Certains chapitres de cet ouvrage abordent des sujets rarement ou jamais traités jusqu'à présent en des publications faites en une autre langue que l'arménien. Ainsi, le travail au repoussé, la décoration sculptée, l'habitat rural, les chapiteaux de bois. Il en va de même quant aux motifs décoratifs des tapis auxquels seuls quelques spécialistes s'intéressent dans des ouvrages destinés à un public particulièrement restreint. Pareillement, il conviendra de s'attarder sur le chapitre "Typologies architecturales" où G. Ieni expose et analyse 172 églises. Les plans reproduits permettent de suivre très aisément l'évolution de la conception de l'architecture religieuse. Cet ensemble rappelle, mais dans un développement autrement plus important, l'étude que publia A. Khatchatrian, en 1949, dans la revue Vostan.

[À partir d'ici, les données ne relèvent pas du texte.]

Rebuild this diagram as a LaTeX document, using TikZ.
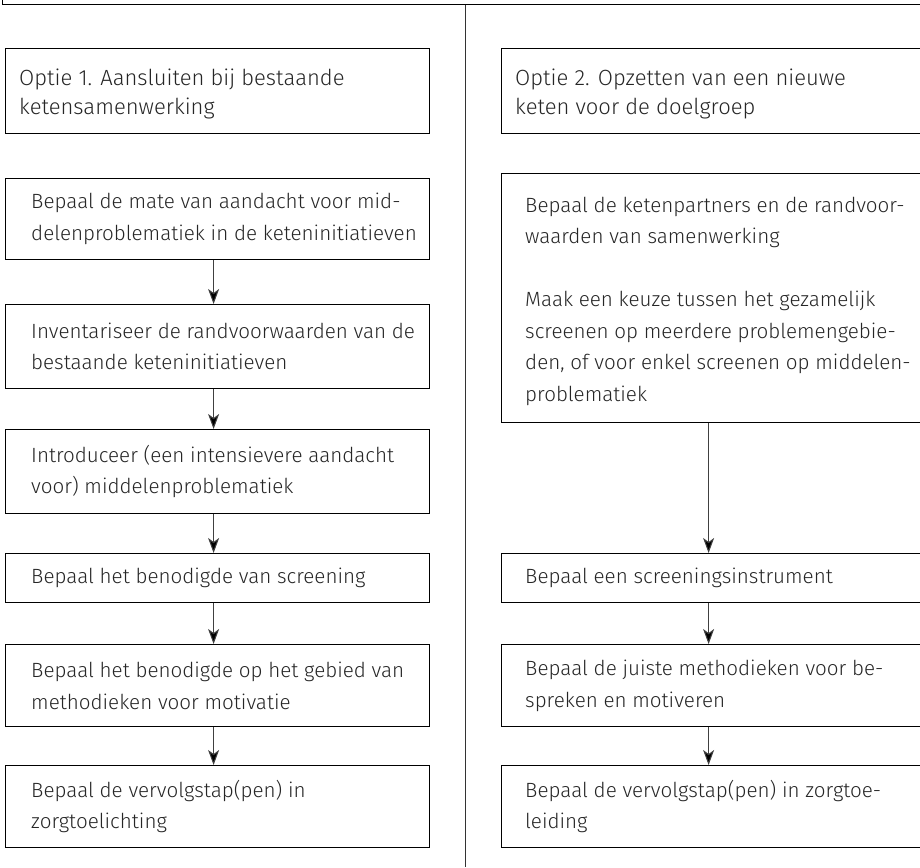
\documentclass[tikz,border=0pt]{standalone}
\usepackage{fontspec}
\setmainfont{Fira Sans Light}
\usetikzlibrary{arrows.meta}
\begin{document}
\begin{tikzpicture}[x=1pt,y=-1pt,
  frame/.style={draw=black,line width=1.2pt,anchor=north west,
    minimum width=424pt,inner sep=0pt},
  txt/.style={anchor=west,align=left,inner sep=0pt,text=black!85,
    font=\fontsize{20.6}{31.5}\selectfont},
  htxt/.style={txt,font=\fontsize{22}{29}\selectfont},
  arr/.style={draw=black!75,line width=1pt,-{Stealth[length=15pt,width=11pt,inset=4pt,fill=black]}},
  rule/.style={draw=black,line width=1pt}]
\useasboundingbox (0,0) rectangle (920,867);
\clip (0,0) rectangle (920,867);
\draw[rule] (2,0) -- (2,5) -- (920,5);
\draw[draw=black!80,line width=1pt] (465,5) -- (465,867);
% left column
\node[frame,minimum height=85pt] (lh) at (5,48) {};
\node[htxt] (lht) at ([xshift=14pt,yshift=-3pt]lh.west) {Optie 1. Aansluiten bij bestaande\\ketensamenwerking};
\node[frame,minimum height=81pt] (l1) at (5,178) {};
\node[txt] (l1t) at ([xshift=26pt]l1.west) {Bepaal de mate van aandacht voor mid-\\delenproblematiek in de keteninitiatieven};
\node[frame,minimum height=84pt] (l2) at (5,304) {};
\node[txt] (l2t) at ([xshift=26pt]l2.west) {Inventariseer de randvoorwaarden van de\\bestaande keteninitiatieven};
\node[frame,minimum height=84pt] (l3) at (5,429) {};
\node[txt] (l3t) at ([xshift=26pt]l3.west) {Introduceer (een intensievere aandacht\\voor) middelenproblematiek};
\node[frame,minimum height=49pt] (l4) at (5,553) {};
\node[txt] (l4t) at ([xshift=26pt]l4.west) {Bepaal het benodigde van screening};
\node[frame,minimum height=82pt] (l5) at (5,644) {};
\node[txt] (l5t) at ([xshift=26pt]l5.west) {Bepaal het benodigde op het gebied van\\methodieken voor motivatie};
\node[frame,minimum height=82pt] (l6) at (5,765) {};
\node[txt] (l6t) at ([xshift=26pt]l6.west) {Bepaal de vervolgstap(pen) in\\zorgtoelichting};
% right column
\node[frame,minimum height=85pt] (rh) at (501,48) {};
\node[htxt] (rht) at ([xshift=14pt,yshift=-3pt]rh.west) {Optie 2. Opzetten van een nieuwe\\keten voor de doelgroep};
\node[frame,minimum height=249pt] (r1) at (501,173) {};
\node[txt] (r1t) at ([xshift=24pt,yshift=-3pt]r1.west) {Bepaal de ketenpartners en de randvoor-\\waarden van samenwerking\\[31.5pt]Maak een keuze tussen het gezamelijk\\screenen op meerdere problemengebie-\\den, of voor enkel screenen op middelen-\\problematiek};
\node[frame,minimum height=49pt] (r2) at (501,553) {};
\node[txt] (r2t) at ([xshift=24pt]r2.west) {Bepaal een screeningsinstrument};
\node[frame,minimum height=82pt] (r3) at (501,644) {};
\node[txt] (r3t) at ([xshift=24pt]r3.west) {Bepaal de juiste methodieken voor be-\\spreken en motiveren};
\node[frame,minimum height=82pt] (r4) at (501,765) {};
\node[txt] (r4t) at ([xshift=24pt]r4.west) {Bepaal de vervolgstap(pen) in zorgtoe-\\leiding};
% arrows
\foreach \a/\b in {l1/l2,l2/l3,l3/l4,l4/l5,l5/l6}
  \draw[arr] ([xshift=-4pt]\a.south) -- ([xshift=-4pt]\b.north);
\foreach \a/\b in {r1/r2,r2/r3,r3/r4}
  \draw[arr] ([xshift=-5pt]\a.south) -- ([xshift=-5pt]\b.north);
\end{tikzpicture}
\end{document}
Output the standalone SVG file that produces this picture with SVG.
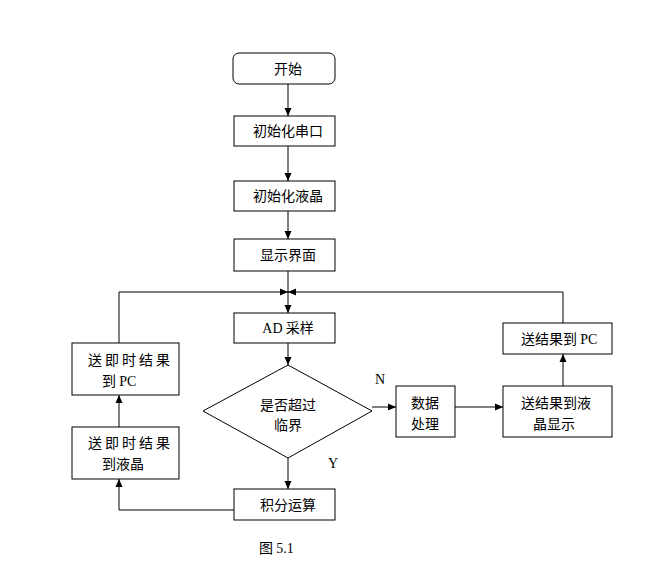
<svg xmlns="http://www.w3.org/2000/svg" width="655" height="584" viewBox="0 0 655 584">
<style>
.b{fill:#fff;stroke:#000;stroke-width:1}
.t{font-family:"Noto Sans CJK SC","Noto Sans",sans-serif;font-size:14px;fill:#000}
.s{font-family:"Liberation Serif",serif}
.c{stroke:#000;stroke-width:1;fill:none}
</style>
<defs>
<marker id="a" markerWidth="8" markerHeight="8" refX="8" refY="4" orient="auto" markerUnits="userSpaceOnUse">
<path d="M0,0.5 L8,4 L0,7.5 Z" fill="#000"/>
</marker>
</defs>
<rect width="655" height="584" fill="#fff"/>
<g id="connectors">
<line class="c" x1="288" y1="84" x2="288" y2="116" marker-end="url(#a)"/>
<line class="c" x1="288" y1="146" x2="288" y2="181" marker-end="url(#a)"/>
<line class="c" x1="288" y1="211" x2="288" y2="239" marker-end="url(#a)"/>
<line class="c" x1="288" y1="271" x2="288" y2="313" marker-end="url(#a)"/>
<line class="c" x1="288" y1="343" x2="288" y2="365" marker-end="url(#a)"/>
<line class="c" x1="288" y1="458" x2="288" y2="489" marker-end="url(#a)"/>
<polyline class="c" points="119,343 119,292 288,292" marker-end="url(#a)"/>
<polyline class="c" points="563,323 563,292 288,292" marker-end="url(#a)"/>
<line class="c" x1="119" y1="427" x2="119" y2="395" marker-end="url(#a)"/>
<polyline class="c" points="234,510 119,510 119,479" marker-end="url(#a)"/>
<line class="c" x1="372" y1="407" x2="396" y2="407" marker-end="url(#a)"/>
<line class="c" x1="455" y1="407" x2="503" y2="407" marker-end="url(#a)"/>
<line class="c" x1="563" y1="386" x2="563" y2="354" marker-end="url(#a)"/>
<text class="t s" x="375" y="384">N</text>
<text class="t s" x="328" y="468">Y</text>
</g>
<g id="start"><rect class="b" x="233" y="53" width="102" height="31" rx="6"/><text class="t" x="288" y="74" text-anchor="middle">开始</text></g>
<g id="init_serial"><rect class="b" x="234" y="116" width="101" height="30"/><text class="t" x="288" y="136" text-anchor="middle">初始化串口</text></g>
<g id="init_lcd"><rect class="b" x="234" y="181" width="101" height="30"/><text class="t" x="288" y="201" text-anchor="middle">初始化液晶</text></g>
<g id="display"><rect class="b" x="234" y="239" width="101" height="32"/><text class="t" x="288" y="260" text-anchor="middle">显示界面</text></g>
<g id="ad"><rect class="b" x="234" y="313" width="101" height="30"/><text class="t" x="288" y="333" text-anchor="middle"><tspan class="s">AD</tspan> 采样</text></g>
<g id="decision"><polygon class="b" points="288,365 372,411 288,458 203,411"/><text class="t" x="288" y="410" text-anchor="middle">是否超过</text><text class="t" x="288" y="430" text-anchor="middle">临界</text></g>
<g id="integral"><rect class="b" x="234" y="489" width="101" height="31"/><text class="t" x="288" y="510" text-anchor="middle">积分运算</text></g>
<g id="send_pc_now"><rect class="b" x="72" y="343" width="107" height="52"/><text class="t" x="88" y="365" letter-spacing="3">送即时结果</text><text class="t" x="102" y="386">到 <tspan class="s">PC</tspan></text></g>
<g id="send_lcd_now"><rect class="b" x="72" y="427" width="107" height="52"/><text class="t" x="88" y="448" letter-spacing="3">送即时结果</text><text class="t" x="102" y="469">到液晶</text></g>
<g id="process"><rect class="b" x="396" y="386" width="59" height="51"/><text class="t" x="425" y="408" text-anchor="middle">数据</text><text class="t" x="425" y="429" text-anchor="middle">处理</text></g>
<g id="send_lcd"><rect class="b" x="503" y="386" width="109" height="51"/><text class="t" x="521" y="408">送结果到液</text><text class="t" x="533" y="429">晶显示</text></g>
<g id="send_pc"><rect class="b" x="503" y="323" width="109" height="31"/><text class="t" x="521" y="344">送结果到 <tspan class="s">PC</tspan></text></g>
<text class="t" x="259" y="553">图 <tspan class="s">5.1</tspan></text>
</svg>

Une bibliographie de dix pages, riche de plusieurs centaines de titres, permet au lecteur qui le souhaite d'approfondir ses connaissances. Elle rendra, également, d'immenses services à l'étudiant en lui simplifiant ses recherches car les références sont distribuées par rapport aux sujets traités dans les divers chapitres.
Avec Les Arméniens nous disposons enfin d'une grande œuvre de vulgarisation et d'initiation à une civilisation trop souvent méconnue. Toutefois, il ne faudrait nullement croire que ses auteurs s'adressent à un public des plus larges. Il n'en est rien. A une iconographie très riche et fort belle vient s'ajouter un texte de haut niveau dont la compréhension exige, malgré tout, des connaissances. Nous ne pouvons qu'apprécier cela. En effet, les ouvrages de vulgarisation ne manquent pas, mais leurs auteurs en simplifient tellement les textes qu'ils deviennent inutiles et inintéressants.